Author:

Keywords:

Modeling, Monte Carlo, Simulation, surface segregation, alloys, catalyst

Abstract:

The effect of local atomic order and of surface composition on the activity of the bimetallic model catalyst Cu 3Pt(111) for the CO oxidation reaction was evaluated. A semi-empirical modeling approach was used with Kinetic Monte Carlo (KMC) simulations, which allowed for a microscopic description of the catalytic process. The KMC simulations were combined with parameterized models for the metal-adsorbate bond energies and for the lateral interaction energy between adsorbates.
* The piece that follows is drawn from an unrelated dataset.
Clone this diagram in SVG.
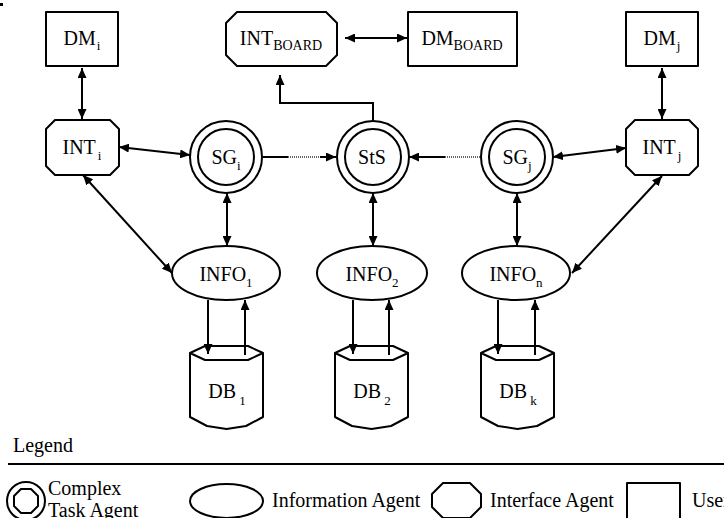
<svg xmlns="http://www.w3.org/2000/svg" width="724" height="518" viewBox="0 0 724 518">
<defs>
<style>
text{font-size:20px;fill:#000}
.c{text-anchor:middle}
.sub{font-size:13px}
.subb{font-size:14px}
.shape{fill:#fff;stroke:#000;stroke-width:2;stroke-linejoin:round}
.ln{fill:none;stroke:#000;stroke-width:2}
.arr{marker-end:url(#ah)}
.arr2{marker-start:url(#ah);marker-end:url(#ah)}
.dot{fill:none;stroke:#666;stroke-width:2;stroke-dasharray:1 1}
</style>
<marker id="ah" viewBox="0 0 10 9" refX="10" refY="4.5" markerWidth="10" markerHeight="9" markerUnits="userSpaceOnUse" orient="auto-start-reverse">
<path d="M0,0 L10,4.5 L0,9 Z" fill="#000"/>
</marker>
<path id="dbshape" d="M-36.5,353 L-21.5,346 L21.5,346 L36.5,353 L36.5,417 L19.5,426 L0,429 L-19.5,426 L-36.5,417 Z M-36.5,353 L-21.5,360 L21.5,360 L36.5,353"/>
</defs>
<rect x="0" y="3" width="3" height="3" fill="#000"/>
<g font-family="Liberation Serif, Times New Roman, serif">
<g id="DMi">
<rect class="shape" x="46" y="12" width="72" height="54"/>
<text class="c" x="82" y="45">DM<tspan class="sub" dx="1" dy="5">i</tspan></text>
</g>
<g id="DMj">
<rect class="shape" x="626" y="12" width="72" height="54"/>
<text class="c" x="662" y="45">DM<tspan class="sub" dx="1" dy="5">j</tspan></text>
</g>
<g id="INTboard">
<path class="shape" d="M237,12 H326 L337,23 V55 L326,66 H237 L226,55 V23 Z"/>
<text class="c" x="281" y="45">INT<tspan class="subb" dy="5">BOARD</tspan></text>
</g>
<g id="DMboard">
<rect class="shape" x="408" y="12" width="109" height="54"/>
<text class="c" x="462" y="45">DM<tspan class="subb" dy="5">BOARD</tspan></text>
</g>
<g id="INTi">
<path class="shape" d="M55,120 H110 L119,129 V166 L110,175 H55 L46,166 V129 Z"/>
<text class="c" x="82" y="154">INT<tspan class="sub" dx="2" dy="6">i</tspan></text>
</g>
<g id="INTj">
<path class="shape" d="M635,120 H689 L698,129 V166 L689,175 H635 L626,166 V129 Z"/>
<text class="c" x="662" y="154">INT<tspan class="sub" dx="2" dy="6">j</tspan></text>
</g>
<g id="SGi">
<circle class="shape" cx="226" cy="157" r="36"/>
<circle class="shape" cx="226" cy="157" r="28"/>
<text class="c" x="226" y="164">SG<tspan class="sub" dy="6">i</tspan></text>
</g>
<g id="StS">
<circle class="shape" cx="373" cy="157" r="36"/>
<circle class="shape" cx="373" cy="157" r="28"/>
<text class="c" x="372" y="164">StS</text>
</g>
<g id="SGj">
<circle class="shape" cx="517" cy="157" r="36"/>
<circle class="shape" cx="517" cy="157" r="28"/>
<text class="c" x="517" y="164">SG<tspan class="sub" dy="6">j</tspan></text>
</g>
<g id="INFO1">
<ellipse class="shape" cx="226" cy="273" rx="54" ry="27"/>
<text class="c" x="226" y="281">INFO<tspan class="sub" dy="6">1</tspan></text>
</g>
<g id="INFO2">
<ellipse class="shape" cx="372" cy="273" rx="55" ry="27"/>
<text class="c" x="372" y="281">INFO<tspan class="sub" dy="6">2</tspan></text>
</g>
<g id="INFOn">
<ellipse class="shape" cx="516" cy="273" rx="54" ry="27"/>
<text class="c" x="516" y="281">INFO<tspan class="sub" dy="6">n</tspan></text>
</g>
<g id="DB1">
<use href="#dbshape" class="shape" transform="translate(226.5,0)"/>
<text class="c" x="227" y="398">DB<tspan class="sub" dx="3" dy="7">1</tspan></text>
</g>
<g id="DB2">
<use href="#dbshape" class="shape" transform="translate(371.5,0)"/>
<text class="c" x="372" y="398">DB<tspan class="sub" dx="3" dy="7">2</tspan></text>
</g>
<g id="DBk">
<use href="#dbshape" class="shape" transform="translate(517.5,0)"/>
<text class="c" x="518" y="398">DB<tspan class="sub" dx="3" dy="7">k</tspan></text>
</g>

<g id="connectors">
<line class="ln arr2" x1="82" y1="68" x2="82" y2="119"/>
<line class="ln arr2" x1="662" y1="68" x2="662" y2="119"/>
<line class="ln arr2" x1="345" y1="38" x2="407" y2="38"/>
<polyline class="ln arr" points="373,121 373,103 280,103 280,75"/>
<line class="ln arr2" x1="119" y1="147" x2="190" y2="155"/>
<line class="ln arr2" x1="553" y1="157" x2="626" y2="148"/>
<line class="ln arr2" x1="83" y1="175" x2="172" y2="273"/>
<line class="ln arr2" x1="662" y1="176" x2="572" y2="273"/>
<line class="ln arr2" x1="227" y1="193" x2="227" y2="246"/>
<line class="ln arr2" x1="373" y1="193" x2="373" y2="246"/>
<line class="ln arr2" x1="517" y1="193" x2="517" y2="246"/>
<line class="ln" x1="263" y1="157" x2="288" y2="157"/>
<line class="dot" x1="288" y1="157" x2="320" y2="157"/>
<line class="ln arr" x1="320" y1="157" x2="336" y2="157"/>
<line class="dot" x1="445" y1="157" x2="480" y2="157"/>
<line class="ln arr" x1="445" y1="157" x2="409" y2="157"/>
<line class="ln arr" x1="208" y1="300" x2="208" y2="354"/>
<line class="ln arr" x1="245" y1="355" x2="245" y2="300"/>
<line class="ln arr" x1="353" y1="300" x2="353" y2="354"/>
<line class="ln arr" x1="389" y1="355" x2="389" y2="300"/>
<line class="ln arr" x1="498" y1="300" x2="498" y2="354"/>
<line class="ln arr" x1="535" y1="355" x2="535" y2="300"/>
</g>

<g id="legend">
<text x="13" y="452">Legend</text>
<line x1="8" y1="464" x2="724" y2="464" stroke="#000" stroke-width="2"/>
<circle class="shape" cx="26" cy="501" r="19"/>
<path class="shape" d="M21,489 H31 L38,496 V506 L31,513 H21 L14,506 V496 Z"/>
<text x="48" y="495">Complex</text>
<text x="48" y="517">Task Agent</text>
<ellipse class="shape" cx="226.5" cy="501" rx="36.5" ry="17"/>
<text x="272" y="507">Information Agent</text>
<path class="shape" d="M443,483 H470 L481,494 V507 L470,518 H443 L432,507 V494 Z"/>
<text x="490" y="507">Interface Agent</text>
<rect class="shape" x="627" y="483" width="53" height="40"/>
<text x="692" y="507">User</text>
</g>
</g>
</svg>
The KMC simulations at various conditions of temperature and pressure revealed a higher reaction rate on the ordered Cu 3Pt(111) surface than on the disordered Cu 40Pt 60(111) surface. At 400 K, the CO 2 turnover frequency was ∼ 3 times higher on ordered Cu 3Pt(111) compared to that on Cu 40Pt 60(111). This lower reaction rate on the disordered surface could be explained by two effects. Firstly, the CO binds less strongly to the disordered Cu 40Pt 60(111) surface, resulting in a lower CO coverage. Secondly, the activation barrier for O displacement from fcc sites to bridge sites was, on average, larger on the disordered Cu 40Pt 60(111) surface. This is an abstract of a paper presented at the 18th International Congress of Chemical Process Engineering (Praque, Czech Republic 8/24-28/2008).